I began researching new treatments for depression and I came upon ketamine. I called Ketamine Wellness Centers and my life has been forever changed. The morning after my fourth ketamine infusion, I woke up feeling as if a blanket had been lifted. I felt scared. My ever-present “friend” was gone. The suicidal thoughts. Gone. The ruminating and obsessive thoughts. Gone. I could think clearly. Colors were more vibrant. I felt grounded. And for the first time in my life, I felt peace.
I am so grateful for KWC. And I’m grateful for something else: wisdom. As a sufferer and as a mental health professional, I now fully grasp the truth that my brain is sick, not my soul. The person the universe intended me to be has always been within, just buried deep, deep down due to my illness. Depression is not something I ever chose. It is not something I could think, pray, exercise away. It was truly beyond my control. This is not to say I haven’t had to change bad habits I created when I was sick. I have my share of unhealthy habits and I am slowly working on changing them. The exciting thing is I can do it. It’s not overwhelming or causing anxiety like it use to. I’m no longer stuck.
My only regret is not finding ketamine when I first diagnosed 28 years ago. How different my life would have been! But I’m thankful for this moment and that I have found relief. And most of all, I’m thankful the entire staff of Ketamine Wellness Centers. They are truly the best of the best.

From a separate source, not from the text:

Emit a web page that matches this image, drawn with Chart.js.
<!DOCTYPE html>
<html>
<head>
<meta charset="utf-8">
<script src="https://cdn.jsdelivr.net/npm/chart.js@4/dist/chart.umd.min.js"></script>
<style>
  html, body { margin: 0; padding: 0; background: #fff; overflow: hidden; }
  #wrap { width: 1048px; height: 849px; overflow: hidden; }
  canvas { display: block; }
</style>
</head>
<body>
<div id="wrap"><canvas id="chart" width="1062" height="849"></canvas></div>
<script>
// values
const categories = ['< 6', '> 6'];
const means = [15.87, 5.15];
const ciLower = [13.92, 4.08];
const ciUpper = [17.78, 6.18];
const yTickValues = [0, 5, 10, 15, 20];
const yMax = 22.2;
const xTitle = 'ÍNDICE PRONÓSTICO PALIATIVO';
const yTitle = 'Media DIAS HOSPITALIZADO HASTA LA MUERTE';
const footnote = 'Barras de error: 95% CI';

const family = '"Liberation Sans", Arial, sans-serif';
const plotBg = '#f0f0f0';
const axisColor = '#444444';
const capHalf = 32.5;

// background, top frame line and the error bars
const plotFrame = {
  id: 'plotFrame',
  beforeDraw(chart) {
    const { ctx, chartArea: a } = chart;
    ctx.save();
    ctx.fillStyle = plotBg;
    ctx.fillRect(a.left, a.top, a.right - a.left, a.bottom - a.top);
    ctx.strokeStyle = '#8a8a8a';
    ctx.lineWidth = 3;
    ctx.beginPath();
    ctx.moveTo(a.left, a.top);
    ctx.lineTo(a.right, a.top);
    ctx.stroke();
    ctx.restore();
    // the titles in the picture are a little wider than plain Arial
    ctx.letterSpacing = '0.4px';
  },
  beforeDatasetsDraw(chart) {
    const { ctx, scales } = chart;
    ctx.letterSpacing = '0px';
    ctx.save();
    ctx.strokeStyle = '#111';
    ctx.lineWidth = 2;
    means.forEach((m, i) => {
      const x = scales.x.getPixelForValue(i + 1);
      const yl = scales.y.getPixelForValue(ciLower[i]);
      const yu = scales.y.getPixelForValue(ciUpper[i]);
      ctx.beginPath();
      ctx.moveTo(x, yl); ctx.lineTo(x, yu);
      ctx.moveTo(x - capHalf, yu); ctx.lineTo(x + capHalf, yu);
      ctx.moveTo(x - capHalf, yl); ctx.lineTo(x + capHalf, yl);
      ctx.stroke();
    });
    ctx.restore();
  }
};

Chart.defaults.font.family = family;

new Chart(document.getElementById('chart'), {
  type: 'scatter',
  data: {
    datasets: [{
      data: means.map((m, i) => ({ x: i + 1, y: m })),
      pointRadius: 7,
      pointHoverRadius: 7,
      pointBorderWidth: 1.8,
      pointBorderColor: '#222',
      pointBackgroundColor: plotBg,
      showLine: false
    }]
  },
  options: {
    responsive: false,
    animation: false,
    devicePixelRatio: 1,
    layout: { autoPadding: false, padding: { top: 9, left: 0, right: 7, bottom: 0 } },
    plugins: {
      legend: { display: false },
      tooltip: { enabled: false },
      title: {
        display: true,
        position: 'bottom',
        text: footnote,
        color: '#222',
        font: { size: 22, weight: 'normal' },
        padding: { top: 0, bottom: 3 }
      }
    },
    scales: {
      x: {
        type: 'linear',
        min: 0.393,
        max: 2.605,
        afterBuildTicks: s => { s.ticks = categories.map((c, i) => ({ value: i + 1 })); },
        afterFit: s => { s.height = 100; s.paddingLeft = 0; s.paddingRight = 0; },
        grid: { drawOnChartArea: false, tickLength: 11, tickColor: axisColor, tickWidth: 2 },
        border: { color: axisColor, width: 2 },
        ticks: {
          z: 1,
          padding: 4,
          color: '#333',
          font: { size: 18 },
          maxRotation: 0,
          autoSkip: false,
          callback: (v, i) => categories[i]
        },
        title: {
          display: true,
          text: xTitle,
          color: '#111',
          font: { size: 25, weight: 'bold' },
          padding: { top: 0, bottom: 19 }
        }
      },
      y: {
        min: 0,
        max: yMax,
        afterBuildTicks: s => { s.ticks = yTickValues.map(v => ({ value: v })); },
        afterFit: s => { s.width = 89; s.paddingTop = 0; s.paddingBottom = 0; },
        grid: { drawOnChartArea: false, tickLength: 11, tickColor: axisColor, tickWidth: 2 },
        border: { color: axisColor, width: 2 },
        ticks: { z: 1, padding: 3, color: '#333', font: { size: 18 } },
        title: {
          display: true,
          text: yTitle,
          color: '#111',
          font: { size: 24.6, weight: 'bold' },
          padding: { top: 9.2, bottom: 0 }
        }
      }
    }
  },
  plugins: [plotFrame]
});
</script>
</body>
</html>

Terri was born and raised in Colorado Springs, CO. In the mid 90’s, she earned her Bachelor of Arts Degree in Psychology and a Certification in Elementary Education from the University of Colorado, Colorado Springs.

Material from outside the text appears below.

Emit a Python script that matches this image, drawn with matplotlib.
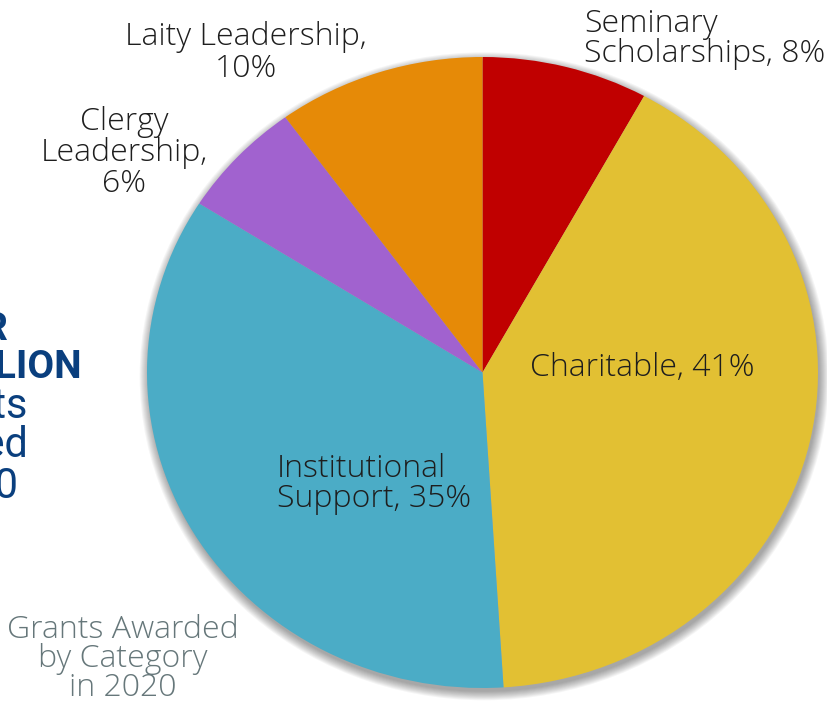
import matplotlib
matplotlib.use("Agg")
import matplotlib.pyplot as plt
from matplotlib.patches import Ellipse

W, H = 828, 704

# slices, clockwise from 12 o'clock
categories = ["Seminary Scholarships", "Charitable", "Institutional Support",
              "Clergy Leadership", "Laity Leadership"]
shares = [8, 41, 35, 6, 10]
colors = ["#C00000", "#E2C033", "#4BACC6", "#A162CF", "#E68A07"]

# text blocks: (x px, first baseline px, line step px, lines, align)
labels = [
    (584, 32, 30, ["Seminary", "Scholarships, 8%"], "left"),
    (246, 45, 32, ["Laity Leadership,", "10%"], "center"),
    (124, 130, 31, ["Clergy", "Leadership,", "6%"], "center"),
    (530, 376, 30, ["Charitable, 41%"], "left"),
    (277, 477, 30, ["Institutional", "Support, 35%"], "left"),
]
caption = ["Grants Awarded", "by Category", "in 2020"]
headline = ["OVER", "$1.2 MILLION"]
subline = ["in Grants", "Awarded", "in 2020"]

NAVY = "#0A3F7E"
TEXT = "#1E1E1E"
GREY = "#66777A"
FONT = "Open Sans"

fig = plt.figure(figsize=(W / 100, H / 100), dpi=100)
ax = fig.add_axes([0, 0, 1, 1])

# pie is slightly wider than tall in the reference
cx, cy, rx, ry = 482.5, 372.5, 335.5, 315.5

# soft halo under the pie
for k in range(10):
    r = 1 + 0.003 * k
    ax.add_patch(Ellipse((0.005, -0.012), 2 * r, 2 * r, color="black",
                         alpha=0.04, lw=0, zorder=0))

ax.pie(shares, colors=colors, startangle=90, counterclock=False, radius=1,
       wedgeprops=dict(linewidth=0, zorder=2))
ax.set_aspect("auto")
ax.set_xlim(-cx / rx, (W - cx) / rx)
ax.set_ylim(-(H - cy) / ry, cy / ry)
ax.axis("off")


def put(x, y0, step, lines, ha, **kw):
    for i, line in enumerate(lines):
        fig.text(x / W, 1 - (y0 + i * step) / H, line, ha=ha, va="baseline", **kw)


for x, y0, step, lines, ha in labels:
    put(x, y0, step, lines, ha, family=FONT, fontweight="light",
        fontsize=23, color=TEXT)

put(123, 638, 29, caption, "center", family=FONT, fontweight="light",
    fontsize=23, color=GREY)

# cropped side banner, only its right end shows
fig.text(8 / W, 1 - 340 / H, headline[0], ha="right", va="baseline",
         family="Roboto", fontweight="bold", fontsize=28, color=NAVY)
fig.text(82 / W, 1 - 378 / H, headline[1], ha="right", va="baseline",
         family="Roboto", fontweight="bold", fontsize=28, color=NAVY)
for xr, yb, line in zip([27, 28, 18], [418, 457, 498], subline):
    fig.text(xr / W, 1 - yb / H, line, ha="right", va="baseline",
             family="Roboto", fontsize=30, color=NAVY)

fig.savefig("out.png", dpi=100)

Since 2004, Terri has called Arizona her home. She received her Masters of Arts in Counseling from Ottawa University in 2017. She has experience working with children, teenagers, and adults struggling with a variety of mental health concerns including addiction.
Terri believes in the power of hope and is passionate about supporting others as they navigate the ups and downs of life. Helping support your journey and goals in relation to where you desire to be now and in the future.